The humiliating debacle of the US sponsored Bay of Pigs invasion in 1961 and the standoff that almost brought about a nuclear war when the USSR attempted to station missiles in Cuba led to the US defining Cuba as a threat to its national security.
As part of its response, the US in 1962 imposed a blockade on trade, investment and travel between it and Cuba that in one form or another has remained in place.
Another response by Kennedy was to vow to “prevent another Cuba” in the Hemisphere and when he assessed the PPP regime in Guyana in power at that time to be “communist leaning” he engineered the removal of PPP from office through CIA agitation that spilled over into ethnic hostilities. And thus has the history of modern Cuba and Guyana been intertwined.
But a lot of water has flowed under the bridge since – notably the USSR and its perceived threat to the US collapsing ignominiously by 1990. In Guyana, the PPP was seen as not posing a threat any longer and the US, through the aegis of the Carter Centre and other institutions mid-wifed a return of democratic elections here – and the return of the PPP into office. The US policy towards Cuba however never did evolve to that degree.
There were, however significant differences between the two scenarios that may explain the disparate responses. Cuba, small as it was, continued to thumb its nose at the US and presented its political, economic and social systems as a more viable alternative to those of the US. It even presented the US embargo as the reason why conditions on the island were not better than they were.

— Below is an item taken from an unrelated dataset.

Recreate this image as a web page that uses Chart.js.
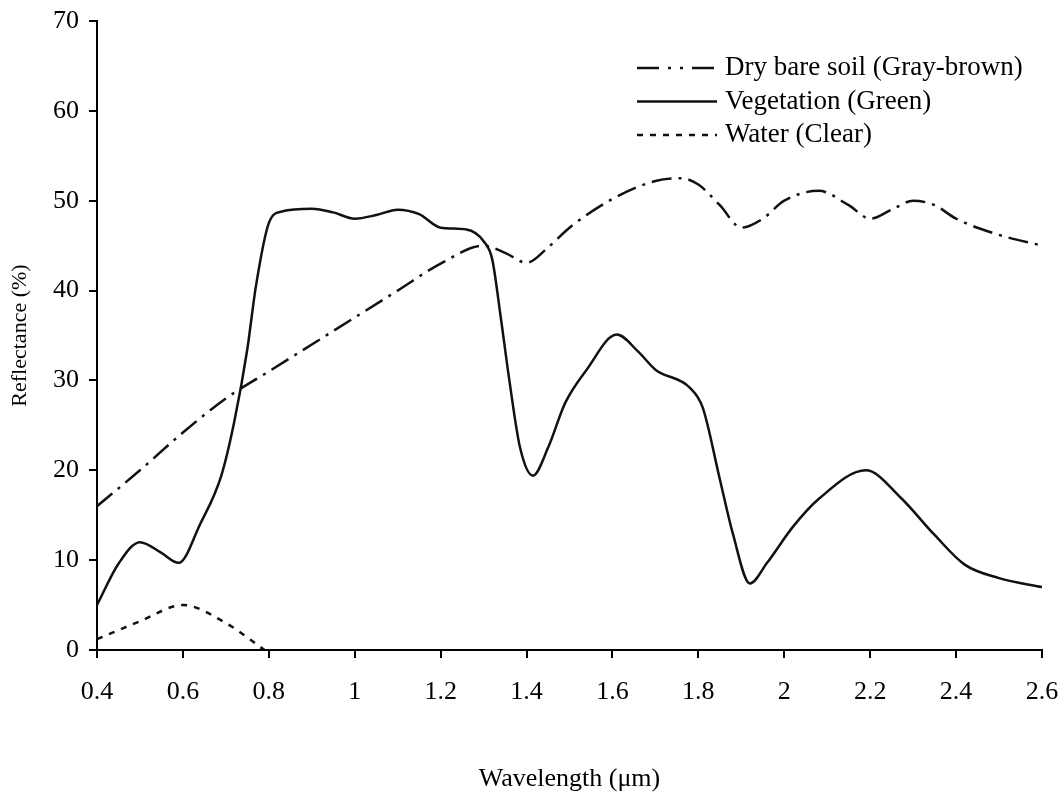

There were also significant enclaves of Cuban émigrés in two key states – Florida and New Jersey – that brought pressure on successive US administrations to prevent a return to the status quo ante.
From the Presidency of Jimmy Carter in the seventies to that of the last Bush, there have been a back and forth in loosening the restrictions of travel and remittances to Cuba and then tightening them again – with the Democrats generally in favour of loosening. There have been several bills passed by both Congress and the Senate-some went as far as proposing an end to the embargo – but they were all stymied at the White House.
During the last US Presidential campaign, Mr. Obama had dubbed President Bush’s policy toward Cuba a “humanitarian and strategic blunder” and Obama promised changes, including a lifting of all travel restrictions for those with relatives in Cuba and an end to limits on remittances. It would appear that President Obama is about to make good on his promise and will do so ahead of his participation in the April 17-19, Fifth Summit of the Americas in T&T.
This shift, which just brings US policy back to where it was in the 1990’s under Clinton, may not satisfy the other members of the Summit that, in other fora, have voted overwhelmingly to support an end of the embargo.
President Obama, however, may wait for a signal from the regime in Cuba that they will themselves flex somewhat in their political authoritarianism before going further – which needs Congressional approval.
From all indications, there is broad bipartisan agreement for the embargo to be called off – but the dance of diplomatic flexing may have to continue for a while longer.